New York Divorce FAQ’s – Parenting

This is about custody and visitation after divorce in New York, including the effect on custody and visitation of misconduct of the parents, mental health of the parents, and the rights of grandparents in New York.

This information is from Steven Abel, the DivorceInfo Network Lawyer for New York. Click here for information on him.

How does custody get decided as between a parent and a third party?

As between a parent and a third party, the courts traditionally grant custody of a child to the parent, unless there are compelling reasons not to. For example, if a parent is found to be unfit in some way, including being a drug abuser, being in jail, or is found to have abused the child, custody of the child may be awarded to a third party. The court’s main concern is the “best interests of the child.”

How does custody get decided as between parents?

Again, the court’s main goal is to look at the best interests of the child and what will best promote his or her welfare or happiness. In deciding custody as between parents, the courts almost always grant sole custody to one parent, with visitation to the other. In rare cases, where there is no antagonism and real evidence of cooperation, the courts will award joint residential custody. Also on rare occasion, the court will award joint decision making custody, with residence of the child to be with one of the parents.

What’s the terminology for custody?

The court system uses: “Sole custody” where one parent is granted physical custody and the right to make decisions and visitation is allowed to the other. Joint custody is rarely imposed although it will be accepted if the parents agree to it. The use of terms such as parenting and access is growing, particularly among mediators and mental health professionals. Recently the Administrative Judge for the Matrimonial [divorce] Parts, said she would prefer to have these words used in the court system.

Is there a presumption in favor of not changing custody arrangements?

Yes. Since a change in custody can be very disruptive to a child, it is difficult to have courts impose custody changes, especially where there are other siblings in the home. In order to change custody, there must be a substantial change in the child’s situation and proof, usually by psychological and educational evaluations which would support a change in custody.

What effect does the misconduct of one of the parents have on custody?

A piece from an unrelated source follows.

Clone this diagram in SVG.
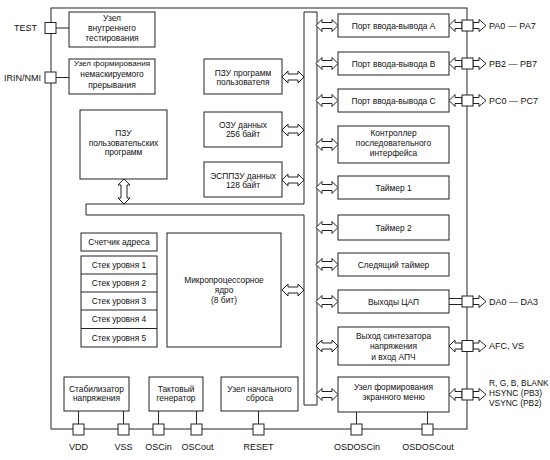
<svg xmlns="http://www.w3.org/2000/svg" xmlns:xlink="http://www.w3.org/1999/xlink" width="550" height="460" viewBox="0 0 550 460">
<style>
.b{fill:#fff;stroke:#222;stroke-width:1}
.ln{fill:none;stroke:#222;stroke-width:1}
text{font-family:"Liberation Sans",Arial,sans-serif;font-size:8.4px;fill:#111}
.c{text-anchor:middle}
.e{text-anchor:end}
.lb{font-size:9px}
.sm{font-size:8.1px}
</style>
<defs>
<path id="darr" d="M0,0 L6,-6 L6,-3 L16,-3 L16,-6 L22,0 L16,6 L16,3 L6,3 L6,6 Z" fill="#fff" stroke="#222" stroke-width="1"/>
<path id="larr" d="M0,0 L6,-6 L6,-3 L13,-3 L13,3 L6,3 L6,6 Z" fill="#fff" stroke="#222" stroke-width="1"/>
<path id="rarr" d="M0,-3 L6,-3 L6,-6 L13,0 L6,6 L6,3 L0,3 Z" fill="#fff" stroke="#222" stroke-width="1"/>
</defs>
<rect width="550" height="460" fill="#fff"/>

<g id="chip">
<rect class="ln" x="51" y="8" width="416" height="421"/>
</g>

<g id="bus">
<polygon class="b" points="304,12 317,12 317,405 304,405 304,215 86,215 86,204 304,204"/>
</g>

<g id="connectors">
<line class="ln" x1="56" y1="28" x2="69" y2="28"/>
<line class="ln" x1="56" y1="77.5" x2="69" y2="77.5"/>
<use href="#darr" x="282" y="77"/>
<use href="#darr" x="282" y="130"/>
<use href="#darr" x="282" y="180"/>
<use href="#darr" x="282" y="290"/>
<polygon points="124,179 130,185 127,185 127,198 130,198 124,204 118,198 121,198 121,185 118,185" fill="#fff" stroke="#222"/>
<use href="#darr" x="316" y="25.5"/>
<use href="#darr" x="316" y="63.5"/>
<use href="#darr" x="316" y="100.5"/>
<use href="#darr" x="316" y="144.5"/>
<use href="#darr" x="316" y="187.5"/>
<use href="#darr" x="316" y="227.5"/>
<use href="#darr" x="316" y="264.5"/>
<use href="#darr" x="316" y="301.5"/>
<use href="#darr" x="316" y="346"/>
<use href="#darr" x="316" y="394.5"/>
<use href="#larr" x="449" y="25.5"/>
<use href="#larr" x="449" y="63.5"/>
<use href="#larr" x="449" y="100.5"/>
<line class="ln" x1="449" y1="298.5" x2="462" y2="298.5"/>
<line class="ln" x1="449" y1="304.5" x2="462" y2="304.5"/>
<use href="#larr" x="449" y="346"/>
<use href="#larr" x="449" y="394.5"/>
<use href="#rarr" x="473" y="25.5"/>
<use href="#rarr" x="473" y="63.5"/>
<use href="#rarr" x="473" y="100.5"/>
<use href="#rarr" x="473" y="301.5"/>
<use href="#rarr" x="473" y="346"/>
<use href="#rarr" x="473" y="394.5"/>
<line class="ln" x1="78.5" y1="411" x2="78.5" y2="424"/>
<line class="ln" x1="123.5" y1="411" x2="123.5" y2="424"/>
<line class="ln" x1="158.5" y1="411" x2="158.5" y2="424"/>
<line class="ln" x1="196.5" y1="411" x2="196.5" y2="424"/>
<line class="ln" x1="258.5" y1="411" x2="258.5" y2="424"/>
<line class="ln" x1="356.5" y1="412" x2="356.5" y2="424"/>
<line class="ln" x1="427.5" y1="412" x2="427.5" y2="424"/>
</g>

<g id="pins">
<rect id="pin-test" class="b" x="45" y="22.5" width="11" height="11"/>
<rect id="pin-irin" class="b" x="45" y="72" width="11" height="11"/>
<rect id="pin-pa" class="b" x="462" y="20" width="11" height="11"/>
<rect id="pin-pb" class="b" x="462" y="58" width="11" height="11"/>
<rect id="pin-pc" class="b" x="462" y="95" width="11" height="11"/>
<rect id="pin-da" class="b" x="462" y="296" width="11" height="11"/>
<rect id="pin-afc" class="b" x="462" y="340.5" width="11" height="11"/>
<rect id="pin-osd" class="b" x="462" y="389" width="11" height="11"/>
<rect id="pin-vdd" class="b" x="73" y="424" width="11" height="11"/>
<rect id="pin-vss" class="b" x="118" y="424" width="11" height="11"/>
<rect id="pin-oscin" class="b" x="153" y="424" width="11" height="11"/>
<rect id="pin-oscout" class="b" x="191" y="424" width="11" height="11"/>
<rect id="pin-reset" class="b" x="253" y="424" width="11" height="11"/>
<rect id="pin-osdin" class="b" x="351" y="424" width="11" height="11"/>
<rect id="pin-osdout" class="b" x="422" y="424" width="11" height="11"/>
</g>

<g id="pin-labels">
<text class="e lb" x="37" y="31">TEST</text>
<text class="e lb" x="41" y="80.5">IRIN/NMI</text>
<text class="lb" x="489" y="28.5">PA0 — PA7</text>
<text class="lb" x="489" y="66.5">PB2 — PB7</text>
<text class="lb" x="489" y="103.5">PC0 — PC7</text>
<text class="lb" x="489" y="304.5">DA0 — DA3</text>
<text class="lb" x="489" y="349">AFC, VS</text>
<text x="489" y="386" font-size="8.6">R, G, B, BLANK</text>
<text x="489" y="396" font-size="8.6">HSYNC (PB3)</text>
<text x="489" y="406" font-size="8.6">VSYNC (PB2)</text>
<text class="c lb" x="78.5" y="450">VDD</text>
<text class="c lb" x="123.5" y="450">VSS</text>
<text class="c lb" x="158.5" y="450">OSCin</text>
<text class="c lb" x="197.5" y="450">OSCout</text>
<text class="c lb" x="258.5" y="450">RESET</text>
<text class="c lb" x="357" y="450">OSDOSCin</text>
<text class="c lb" x="428" y="450">OSDOSCout</text>
</g>

<g id="test-unit">
<rect class="b" x="69" y="12" width="86" height="35"/>
<text class="c" x="112" y="21">Узел</text>
<text class="c" x="112" y="31">внутреннего</text>
<text class="c" x="112" y="41">тестирования</text>
</g>
<g id="nmi-unit">
<rect class="b" x="69" y="59" width="86" height="35"/>
<text class="c sm" x="112" y="66">Узел формирования</text>
<text class="c" x="112" y="77">немаскируемого</text>
<text class="c" x="112" y="88">прерывания</text>
</g>
<g id="rom-user">
<rect class="b" x="80" y="110" width="87" height="69"/>
<text class="c" x="123.5" y="136">ПЗУ</text>
<text class="c" x="123.5" y="146">пользовательских</text>
<text class="c" x="123.5" y="155">программ</text>
</g>
<g id="rom-prog">
<rect class="b" x="204" y="59" width="78" height="35"/>
<text class="c" x="243" y="76">ПЗУ программ</text>
<text class="c" x="243" y="85">пользователя</text>
</g>
<g id="ram">
<rect class="b" x="204" y="112" width="78" height="35"/>
<text class="c" x="243" y="128">ОЗУ данных</text>
<text class="c" x="243" y="137">256 байт</text>
</g>
<g id="eeprom">
<rect class="b" x="204" y="162" width="78" height="35"/>
<text class="c" x="243" y="179">ЭСППЗУ данных</text>
<text class="c" x="243" y="188">128 байт</text>
</g>
<g id="port-a">
<rect class="b" x="338" y="14" width="111" height="23"/>
<text class="c" x="393.5" y="28.5">Порт ввода-вывода A</text>
</g>
<g id="port-b">
<rect class="b" x="338" y="52" width="111" height="23"/>
<text class="c" x="393.5" y="66.5">Порт ввода-вывода B</text>
</g>
<g id="port-c">
<rect class="b" x="338" y="89" width="111" height="23"/>
<text class="c" x="393.5" y="103.5">Порт ввода-вывода C</text>
</g>
<g id="serial">
<rect class="b" x="338" y="126" width="111" height="37"/>
<text class="c" x="393.5" y="136">Контроллер</text>
<text class="c" x="393.5" y="146">последовательного</text>
<text class="c" x="393.5" y="156">интерфейса</text>
</g>
<g id="timer1">
<rect class="b" x="338" y="176" width="111" height="23"/>
<text class="c" x="393.5" y="190.5">Таймер 1</text>
</g>
<g id="timer2">
<rect class="b" x="338" y="215" width="111" height="25"/>
<text class="c" x="393.5" y="230.5">Таймер 2</text>
</g>
<g id="watchdog">
<rect class="b" x="338" y="253" width="111" height="23"/>
<text class="c" x="393.5" y="267.5">Следящий таймер</text>
</g>
<g id="dac">
<rect class="b" x="338" y="290" width="111" height="23"/>
<text class="c" x="393.5" y="304.5">Выходы ЦАП</text>
</g>
<g id="synth">
<rect class="b" x="338" y="327" width="111" height="38"/>
<text class="c" x="393.5" y="339">Выход синтезатора</text>
<text class="c" x="393.5" y="349">напряжения</text>
<text class="c" x="393.5" y="360">и вход АПЧ</text>
</g>
<g id="osd">
<rect class="b" x="338" y="377" width="111" height="35"/>
<text class="c" x="393.5" y="390">Узел формирования</text>
<text class="c" x="393.5" y="400">экранного меню</text>
</g>
<g id="addr-counter">
<rect class="b" x="81" y="233" width="76" height="18"/>
<text class="c" x="119" y="245">Счетчик адреса</text>
</g>
<g id="stack">
<rect class="b" x="81" y="256" width="76" height="91"/>
<line class="ln" x1="81" y1="274" x2="157" y2="274"/>
<line class="ln" x1="81" y1="292" x2="157" y2="292"/>
<line class="ln" x1="81" y1="310" x2="157" y2="310"/>
<line class="ln" x1="81" y1="328.5" x2="157" y2="328.5"/>
<text class="c" x="119" y="268">Стек уровня 1</text>
<text class="c" x="119" y="286">Стек уровня 2</text>
<text class="c" x="119" y="304">Стек уровня 3</text>
<text class="c" x="119" y="322">Стек уровня 4</text>
<text class="c" x="119" y="341">Стек уровня 5</text>
</g>
<g id="core">
<rect class="b" x="167" y="233" width="114" height="114"/>
<text class="c" x="224" y="283">Микропроцессорное</text>
<text class="c" x="224" y="293">ядро</text>
<text class="c" x="224" y="303">(8 бит)</text>
</g>
<g id="regulator">
<rect class="b" x="64" y="377" width="65" height="34"/>
<text class="c" x="96.5" y="392">Стабилизатор</text>
<text class="c" x="96.5" y="401">напряжения</text>
</g>
<g id="clock">
<rect class="b" x="149" y="377" width="54" height="34"/>
<text class="c" x="176" y="392">Тактовый</text>
<text class="c" x="176" y="401">генератор</text>
</g>
<g id="reset-unit">
<rect class="b" x="221" y="377" width="77" height="34"/>
<text class="c" x="259.5" y="392">Узел начального</text>
<text class="c" x="259.5" y="401">сброса</text>
</g>
</svg>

It depends on the type of misconduct. For example, the Courts have held that the fact that a parent is cohabiting with another person, without some evidence of a detrimental effect on the children’s welfare, is not dispositive of custody. The courts have held that a parent’s infidelity or sexual indiscretions should be a consideration in a custody dispute only if it can be shown that such factor may adversely affect the child’s welfare. Other forms of misconduct, which would affect custody, include, but are not limited to, the abduction of the child, abuse of the child by a parent, abuse of a parent by the other parent in the presence of the child, the abandonment of the child, and egregious interference with the visitation rights of the other party.

What effect does the mental health of one of the parents have on custody?

Some court rulings: Custody may be awarded to a parent, where the other parent suffers from a mental illness, even in the absence of any proof that that parent is unfit. In a case where there is evidence regarding emotional and mental problems, the courts generally will hold a hearing or trial to determine whether or not to grant unsupervised visitation. In one case, the court found that a father who has spent time in psychiatric institutions and was living in an adult home was entitled to have supervised visitation with his children, aged 16 and 11, notwithstanding the fact that they did not want to visit with him because he acted strangely.

What effect does the preference of the child have on custody?

It depends on the child’s age. The courts are generally more apt to consider the preferences of a child who is 13 or older. However, while the courts have recognized the importance of a child’s preference regarding custody, it is not a controlling factor.

How does visitation get set?

The courts have held that visitation is a joint right of the non-custodial parent and the child. Both parents can agree on a visitation schedule, however, where the court is left to set visitation, it is normally scheduled as every other weekend, one night per week, and alternating holidays and school vacations, including summer vacations. The courts have held that in order for the non- custodial parent to develop a meaningful and nurturing relationship with the child, visitation must be frequent and regular.

Is there such a thing as “standard visitation”? If so, what is it?

Yes. As stated above, absent agreement by the parties, the courts have generally set visitation as every other weekend, one night during the week, and alternating holidays and school vacations, including summer vacations.

Is there a standard visitation pattern when the non-custodial parent is in a different state from the child? If so, what is it?

There is no “standard visitation” when the non- custodial parent is in a different state. It really depends on how far apart the parties live. If the driving distance is reasonable, the usual schedule can remain. However, if it is a long distance, especially involving plane travel, visitation can be limited so as not to be too disruptive for the child. As such, the court can grant school recesses, certain holidays, and longer visitation times in the summer months, without granting “every other weekend” or “one night per week” visitation. In one case, the court found that a visitation schedule in which a 3 year old child would be transported between Syracuse, NY and Washington, D.C. every other month was far too disruptive.

What rules govern cases where the custodial parent wants to move away with the children?

No answer.

What visitation rights do grandparents have, if any?

Grandparents do not have an absolute or automatic right to visitation, but may ask the court to allow visitation. The courts have discretion as to whether or not to allow visitation. This discretion, again, depends on the best interests of the child. All factors must be considered, including the nature and the basis of the parents’ objection to visitation.